Zehntausende Menschen demonstrierten am Samstag in Rom und Mailand gegen die Regierung. In der italienischen Hauptstadt gingen die Staatsbeamten auf die Straße, um gegen die Sparpläne des Kabinetts zu protestieren. Zum Protest rief der größte Gewerkschaftsverband CGIL auf. In Rom schlossen sich dem Protest auch Lehrer, Schüler und Studenten an. Sie schwenkten dabei Plakate mit ironischen Bemerkungen gegen Berlusconi. "Die internationalen Finanzmärkte lehnen Bunga-Bunga ab", hieß es.

Italiens Gewerkschaften warnten vor einem massiven Stellenabbau im Staatsdienst. Infolge des im September verabschiedeten Sparpakets mit Ausgabenkürzungen in der Höhe von 54 Milliarden Euro sollen tausende Stellen gestrichen werden. Personal, das in Pension geht, darf nicht mehr nachbesetzt werden. Mitarbeiter mit befristeten Arbeitsverträgen werden nicht mehr weiterbeschäftigt. Zwischen 2008 und 2013 werde der Staat insgesamt 300.000 Stellen gestrichen haben, warnte der CGIL-Verband.

In Mailand beteiligten sich am Samstag tausende Menschen an einer Demonstration gegen Berlusconi.

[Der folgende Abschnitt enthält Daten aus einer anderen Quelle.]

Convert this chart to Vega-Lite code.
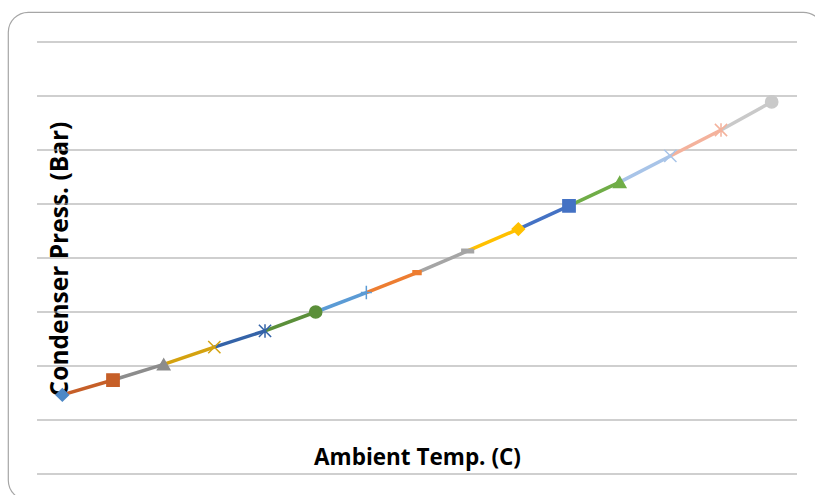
{
  "$schema": "https://vega.github.io/schema/vega-lite/v6.json",
  "width": 815,
  "height": 488,
  "autosize": {"type": "none"},
  "padding": {"left": 8, "top": 12, "right": -8, "bottom": -5},
  "background": "white",
  "config": {
    "view": {"stroke": "#A6A6A6", "strokeWidth": 1.2, "cornerRadius": 20},
    "axis": {"domain": false, "ticks": false, "labels": false, "grid": false, "titleFont": "Open Sans", "titleFontWeight": "bold", "titleColor": "#000000"},
    "axisX": {"titleX": 409, "titleY": -43, "titleAlign": "center", "titleBaseline": "middle", "titleFontSize": 22.5},
    "axisY": {"titleX": 52, "titleY": 246.5, "titleAngle": 270, "titleAlign": "center", "titleBaseline": "middle", "titleFontSize": 24.5}
  },
  "datasets": {
    "pts": [
      {"s": 1, "T": 20, "P": 2.93, "m": "diamond"},
      {"s": 2, "T": 22, "P": 3.48, "m": "square"},
      {"s": 3, "T": 24, "P": 4.06, "m": "triangle"},
      {"s": 4, "T": 26, "P": 4.70, "m": "x"},
      {"s": 5, "T": 28, "P": 5.30, "m": "star"},
      {"s": 6, "T": 30, "P": 6.00, "m": "circle"},
      {"s": 7, "T": 32, "P": 6.72, "m": "plus"},
      {"s": 8, "T": 34, "P": 7.46, "m": "dash"},
      {"s": 9, "T": 36, "P": 8.26, "m": "longdash"},
      {"s": 10, "T": 38, "P": 9.07, "m": "diamond"},
      {"s": 11, "T": 40, "P": 9.93, "m": "square"},
      {"s": 12, "T": 42, "P": 10.81, "m": "triangle"},
      {"s": 13, "T": 44, "P": 11.78, "m": "x"},
      {"s": 14, "T": 46, "P": 12.74, "m": "star"},
      {"s": 15, "T": 48, "P": 13.78, "m": "circle"}
    ],
    "segs": [
      {"s": 2, "T": 20, "P": 2.93}, {"s": 2, "T": 22, "P": 3.48},
      {"s": 3, "T": 22, "P": 3.48}, {"s": 3, "T": 24, "P": 4.06},
      {"s": 4, "T": 24, "P": 4.06}, {"s": 4, "T": 26, "P": 4.70},
      {"s": 5, "T": 26, "P": 4.70}, {"s": 5, "T": 28, "P": 5.30},
      {"s": 6, "T": 28, "P": 5.30}, {"s": 6, "T": 30, "P": 6.00},
      {"s": 7, "T": 30, "P": 6.00}, {"s": 7, "T": 32, "P": 6.72},
      {"s": 8, "T": 32, "P": 6.72}, {"s": 8, "T": 34, "P": 7.46},
      {"s": 9, "T": 34, "P": 7.46}, {"s": 9, "T": 36, "P": 8.26},
      {"s": 10, "T": 36, "P": 8.26}, {"s": 10, "T": 38, "P": 9.07},
      {"s": 11, "T": 38, "P": 9.07}, {"s": 11, "T": 40, "P": 9.93},
      {"s": 12, "T": 40, "P": 9.93}, {"s": 12, "T": 42, "P": 10.81},
      {"s": 13, "T": 42, "P": 10.81}, {"s": 13, "T": 44, "P": 11.78},
      {"s": 14, "T": 44, "P": 11.78}, {"s": 14, "T": 46, "P": 12.74},
      {"s": 15, "T": 46, "P": 12.74}, {"s": 15, "T": 48, "P": 13.78}
    ],
    "grid": [{"g": 0}, {"g": 2}, {"g": 4}, {"g": 6}, {"g": 8}, {"g": 10}, {"g": 12}, {"g": 14}, {"g": 16}]
  },
  "layer": [
    {
      "data": {"name": "grid"},
      "mark": {"type": "rule", "color": "#A0A0A0", "strokeWidth": 1.2},
      "encoding": {
        "y": {"field": "g", "type": "quantitative", "title": "Condenser Press. (Bar)", "scale": {"domain": [-0.963, 17.1111], "nice": false, "zero": false}},
        "x": {"datum": 19, "type": "quantitative", "title": "Ambient Temp. (C)", "scale": {"domain": [17.855, 50.026], "nice": false, "zero": false}},
        "x2": {"datum": 49}
      }
    },
    {
      "data": {"name": "segs"},
      "mark": {"type": "line", "strokeWidth": 3.5, "strokeCap": "butt"},
      "encoding": {
        "x": {"field": "T", "type": "quantitative", "title": "Ambient Temp. (C)"},
        "y": {"field": "P", "type": "quantitative", "title": "Condenser Press. (Bar)"},
        "detail": {"field": "s", "type": "nominal"},
        "color": {"field": "s", "type": "nominal", "legend": null,
          "scale": {"domain": [1,2,3,4,5,6,7,8,9,10,11,12,13,14,15],
                    "range": ["#4E88C6", "#C65F28", "#8C8C8C", "#D4A20F", "#3463A8", "#5B8F3A", "#5B9BD5", "#ED7D31", "#A5A5A5", "#FFC000", "#4472C4", "#70AD47", "#A8C4E8", "#F4B29C", "#C9C9C9"]}}
      }
    },
    {
      "data": {"name": "pts"},
      "mark": {"type": "point", "filled": true, "opacity": 1, "strokeWidth": 1.5, "size": 150},
      "encoding": {
        "x": {"field": "T", "type": "quantitative", "title": "Ambient Temp. (C)"},
        "y": {"field": "P", "type": "quantitative", "title": "Condenser Press. (Bar)"},
        "color": {"field": "s", "type": "nominal", "legend": null},
        "stroke": {"field": "s", "type": "nominal", "legend": null, "scale": {"domain": [1,2,3,4,5,6,7,8,9,10,11,12,13,14,15],
                    "range": ["#4E88C6", "#C65F28", "#8C8C8C", "#D4A20F", "#3463A8", "#5B8F3A", "#5B9BD5", "#ED7D31", "#A5A5A5", "#FFC000", "#4472C4", "#70AD47", "#A8C4E8", "#F4B29C", "#C9C9C9"]}},
        "shape": {"field": "m", "type": "nominal", "legend": null,
          "scale": {"domain": ["diamond", "square", "triangle", "x", "star", "circle", "plus", "dash", "longdash"],
                    "range": ["diamond", "square", "triangle-up", "M-1,-1L1,1M-1,1L1,-1", "M-1,-1L1,1M-1,1L1,-1M0,-1.1L0,1.1", "circle", "M-0.9,0L0.9,0M0,-1.1L0,1.1", "M-0.65,-0.3L0.65,-0.3L0.65,0.3L-0.65,0.3Z", "M-0.95,-0.3L0.95,-0.3L0.95,0.3L-0.95,0.3Z"]}}
      }
    }
  ]
}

Aus ganz Italien strömten Demonstranten zur Kundgebung, die von der Oppositionsbewegung "Freiheit und Gerechtigkeit" organisiert wurde. An der Veranstaltung im Stadtzentrum nahmen unter anderen der Mailänder Bürgermeister Giuliano Pisapia, Intellektuelle, Künstler und Schriftsteller - wie der Star-Autor Roberto Saviano und der Historiker Paul Ginsborg - teil. "Berlusconi, tritt zurück!", lautete die Losung der Demonstranten. Am Freitag war es bereits zu einem achtstündigen Lehrerstreik gegen die Einsparungen der Regierung gekommen.